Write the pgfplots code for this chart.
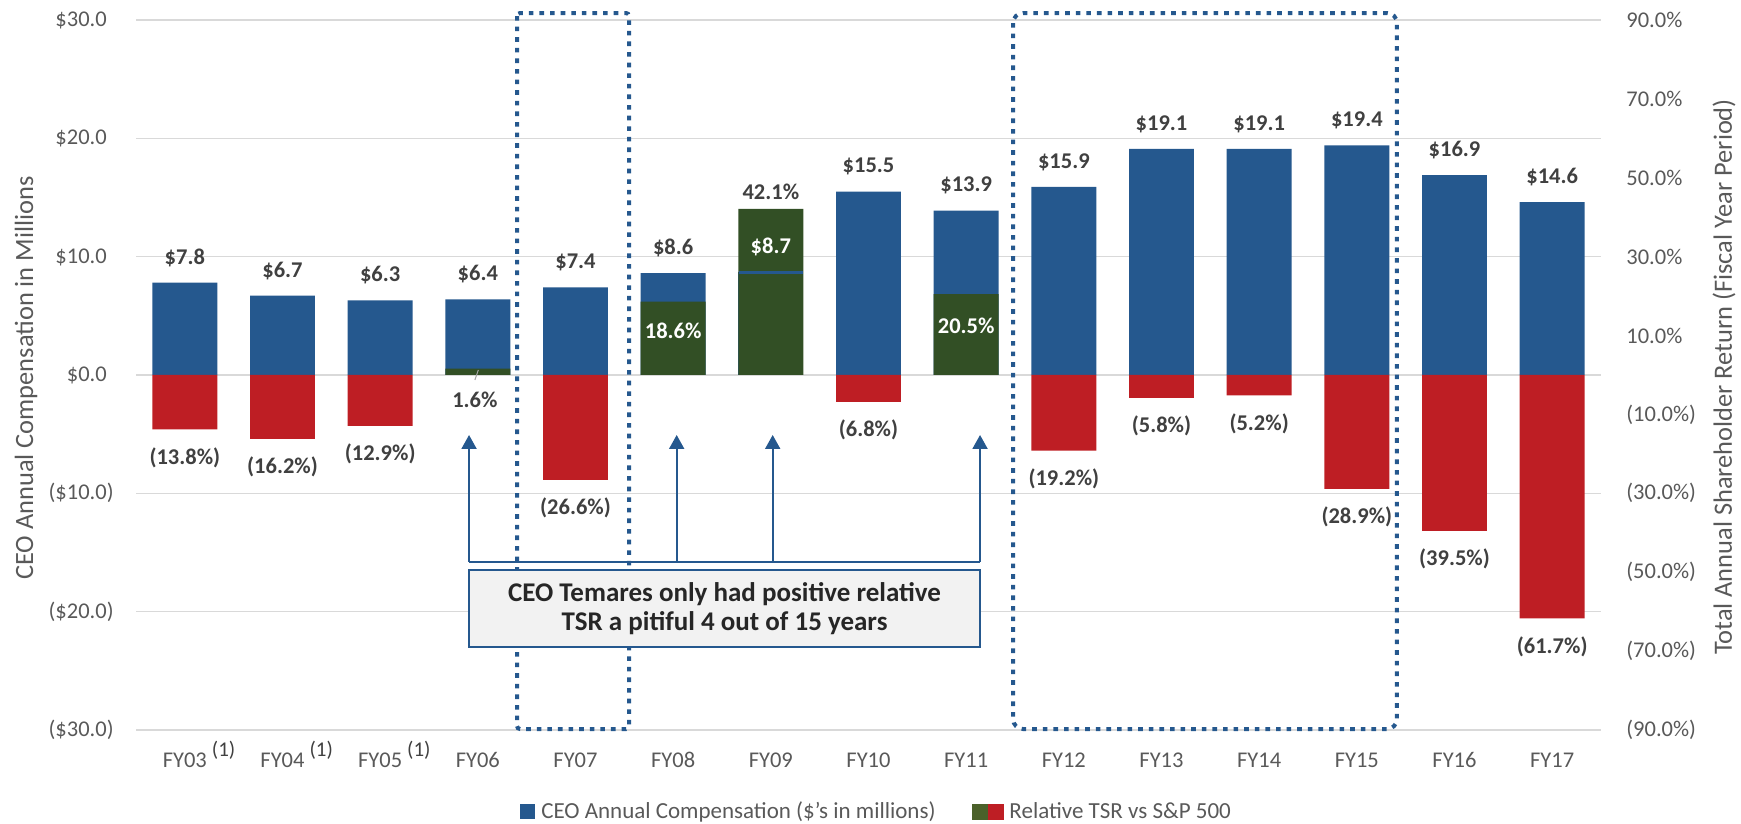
\documentclass[border=0pt]{standalone}
\usepackage{pgfplots}
\pgfplotsset{compat=1.18}
\usepackage{pgfplotstable}
\usepackage{fontspec}
\setmainfont{Carlito}
\usetikzlibrary{arrows.meta}

\definecolor{compblue}{RGB}{37,88,142}
\definecolor{tsrgreen}{RGB}{50,79,37}
\definecolor{legendgreen}{RGB}{75,97,42}
\definecolor{tsrred}{RGB}{190,30,36}
\definecolor{gridgray}{RGB}{217,217,217}
\definecolor{ticktext}{RGB}{89,89,89}
\definecolor{valtext}{RGB}{64,64,64}
\definecolor{boxfill}{RGB}{242,242,242}
\definecolor{boxtext}{RGB}{38,38,38}

% CEO pay in $m, x = category centre
\pgfplotstableread{
x    pay
0.5  7.8
1.5  6.7
2.5  6.3
3.5  6.4
4.5  7.4
5.5  8.6
7.5  15.5
8.5  13.9
9.5  15.9
10.5 19.1
11.5 19.1
12.5 19.4
13.5 16.9
14.5 14.6
}\payA
% FY09 apart: its label sits inside the green bar
\pgfplotstableread{
x    pay
6.5  8.7
}\payB
% relative TSR vs S&P 500 in %
\pgfplotstableread{
x    tsr
3.5  1.6
5.5  18.6
6.5  42.1
8.5  20.5
}\tsrpos
\pgfplotstableread{
x    tsr
0.5  -13.8
1.5  -16.2
2.5  -12.9
4.5  -26.6
7.5  -6.8
9.5  -19.2
10.5 -5.8
11.5 -5.2
12.5 -28.9
13.5 -39.5
14.5 -61.7
}\tsrneg

\newcommand\fn{\rlap{\hspace{2.5pt}\raisebox{5.4pt}{\fontsize{10.5}{12}\selectfont\color{valtext}(1)}}}

\tikzset{
  vlab/.style={font=\bfseries\fontsize{11.25}{13}\selectfont, text=valtext, inner sep=0pt},
  ytitle/.style={rotate=90, anchor=center, font=\fontsize{13.2}{15}\selectfont, text=ticktext},
  dotbox/.style={compblue, line width=2pt, dash pattern=on 2.3pt off 3pt},
}
\pgfplotsset{
  base/.style={
    scale only axis, width=732.5pt, height=355pt,
    xmin=0, xmax=15, clip=false,
    /pgf/number format/assume math mode=true,
    tick label style={font=\fontsize{11.25}{13}\selectfont, text=ticktext, inner sep=0pt},
    major tick length=0pt,
  },
  bars/.style={ybar, bar width=0.665, bar shift=0pt, draw=none},
}

\begin{document}
\begin{tikzpicture}
% left axis: compensation
\begin{axis}[base,
  ymin=-30, ymax=30,
  ytick={-30,-20,...,30},
  yticklabels={(\$30.0),(\$20.0),(\$10.0),\$0.0\phantom{)},\$10.0\phantom{)},\$20.0\phantom{)},\$30.0\phantom{)}},
  xtick={0.5,1.5,...,14.5},
  xticklabels={FY03\fn,FY04\fn,FY05\fn,FY06,FY07,FY08,FY09,FY10,FY11,FY12,FY13,FY14,FY15,FY16,FY17},
  ymajorgrids, grid style={gridgray, line width=0.75pt},
  axis line style={draw=none},
  yticklabel style={anchor=east, xshift=-11pt},
  xticklabel style={anchor=base, yshift=-18.75pt},
  ylabel={CEO Annual Compensation in Millions},
  every axis y label/.style={at={(rel axis cs:-0.0751,0.4958)}, ytitle},
  legend style={at={(rel axis cs:0.5048,-0.1155)}, anchor=center, draw=none, fill=none,
    inner sep=0pt, font=\fontsize{11.5}{13}\selectfont, text=ticktext,
    nodes={inner sep=0pt},
    /tikz/every even column/.append style={column sep=18pt}},
  legend columns=2, legend cell align=left,
]
\addplot[bars, fill=compblue,
  legend image code/.code={\fill[compblue] (0pt,-3.75pt) rectangle (7.5pt,3.75pt);}]
  table[x=x,y=pay]{\payA};
\addlegendentry{\hspace{3pt}CEO Annual Compensation (\$'s in millions)}
\addplot[bars, fill=compblue, forget plot] table[x=x,y=pay]{\payB};
\addlegendimage{legend image code/.code={
  \fill[legendgreen] (0pt,-3.75pt) rectangle (7.5pt,3.75pt);
  \fill[tsrred] (8pt,-3.75pt) rectangle (15.5pt,3.75pt);}}
\addlegendentry{\hspace{3pt}Relative TSR vs S\&P 500}
\end{axis}

% right axis: relative TSR
\begin{axis}[base,
  ymin=-90, ymax=90,
  axis x line=none, axis y line*=right, axis line style={draw=none},
  ytick={-90,-70,...,90},
  yticklabels={(90.0\%),(70.0\%),(50.0\%),(30.0\%),(10.0\%),10.0\%,30.0\%,50.0\%,70.0\%,90.0\%},
  yticklabel style={anchor=west, xshift=12.5pt},
  ylabel={Total Annual Shareholder Return (Fiscal Year Period)},
  every axis y label/.style={at={(rel axis cs:1.084,0.4972)}, ytitle},
]
\addplot[bars, fill=tsrred] table[x=x,y=tsr]{\tsrneg};
\addplot[bars, fill=tsrgreen] table[x=x,y=tsr]{\tsrpos};
\draw[gray!70, line width=0.5pt] (axis cs:3.505,1.27) -- (axis cs:3.47,-1.27);
\node[vlab] at (axis cs:3.47,-6.34) {1.6\%};
\node[vlab, text=white] at (axis cs:5.5,11.23) {18.6\%};
\node[vlab] at (axis cs:6.5,46.48) {42.1\%};
\node[vlab, text=white] at (axis cs:8.5,12.42) {20.5\%};
\node[vlab] at (axis cs:0.5,-20.9) {(13.8\%)};
\node[vlab] at (axis cs:1.5,-23.3) {(16.2\%)};
\node[vlab] at (axis cs:2.5,-20.0) {(12.9\%)};
\node[vlab] at (axis cs:4.5,-33.7) {(26.6\%)};
\node[vlab] at (axis cs:7.5,-13.9) {(6.8\%)};
\node[vlab] at (axis cs:9.5,-26.3) {(19.2\%)};
\node[vlab] at (axis cs:10.5,-12.9) {(5.8\%)};
\node[vlab] at (axis cs:11.5,-12.3) {(5.2\%)};
\node[vlab] at (axis cs:12.5,-36.0) {(28.9\%)};
\node[vlab] at (axis cs:13.5,-46.6) {(39.5\%)};
\node[vlab] at (axis cs:14.5,-68.8) {(61.7\%)};
\end{axis}

% overlay in $ units: pay labels, call-outs
\begin{axis}[base, ymin=-30, ymax=30, hide axis]
\addplot[draw=none, mark=none, point meta=y,
  nodes near coords={\$\pgfmathprintnumber[fixed,fixed zerofill,precision=1]{\pgfplotspointmeta}},
  nodes near coords style={vlab, anchor=center, yshift=12.5pt}]
  table[x=x,y=pay]{\payA};
\addplot[draw=none, mark=none, point meta=y,
  nodes near coords={\$\pgfmathprintnumber[fixed,fixed zerofill,precision=1]{\pgfplotspointmeta}},
  nodes near coords style={vlab, text=white, anchor=center, yshift=12.5pt},
  error bars/.cd, x dir=both, x fixed=0.325, error mark=none,
  error bar style={compblue, line width=1.5pt}]
  table[x=x,y=pay]{\payB};

\draw[dotbox, rounded corners=1.5pt] (axis cs:3.901,30.59) rectangle (axis cs:5.048,-29.92);
\draw[dotbox, rounded corners=5pt] (axis cs:8.980,30.59) rectangle (axis cs:12.911,-29.92);

\draw[compblue, line width=1pt] (axis cs:3.410,-15.80) -- (axis cs:8.642,-15.80);
\draw[compblue, line width=1pt, -{Triangle[width=7.5pt,length=7pt]}] (axis cs:3.410,-15.80) -- (axis cs:3.410,-5.07);
\draw[compblue, line width=1pt, -{Triangle[width=7.5pt,length=7pt]}] (axis cs:5.536,-15.80) -- (axis cs:5.536,-5.07);
\draw[compblue, line width=1pt, -{Triangle[width=7.5pt,length=7pt]}] (axis cs:6.519,-15.80) -- (axis cs:6.519,-5.07);
\draw[compblue, line width=1pt, -{Triangle[width=7.5pt,length=7pt]}] (axis cs:8.642,-15.80) -- (axis cs:8.642,-5.07);

\draw[compblue, line width=1pt, fill=boxfill] (axis cs:3.410,-16.48) rectangle (axis cs:8.642,-22.99);
\node[align=center, font=\bfseries\fontsize{13.5}{14.5}\selectfont, text=boxtext]
  at (axis cs:6.026,-19.73) {CEO Temares only had positive relative\\TSR a pitiful 4 out of 15 years};

\coordinate (bbsw) at (rel axis cs:-0.09283,-0.13239);
\coordinate (bbne) at (rel axis cs:1.09556,1.02817);
\end{axis}
\pgfresetboundingbox
\path[use as bounding box] (bbsw) rectangle (bbne);
\end{tikzpicture}
\end{document}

· · ·

- **AIM**
Select every line of the material above holding the word "code" and copy it.

- **CORRECT RESPONSE**
Write the pgfplots code for this chart.
  legend image code/.code={\fill[compblue] (0pt,-3.75pt) rectangle (7.5pt,3.75pt);}]
\addlegendimage{legend image code/.code={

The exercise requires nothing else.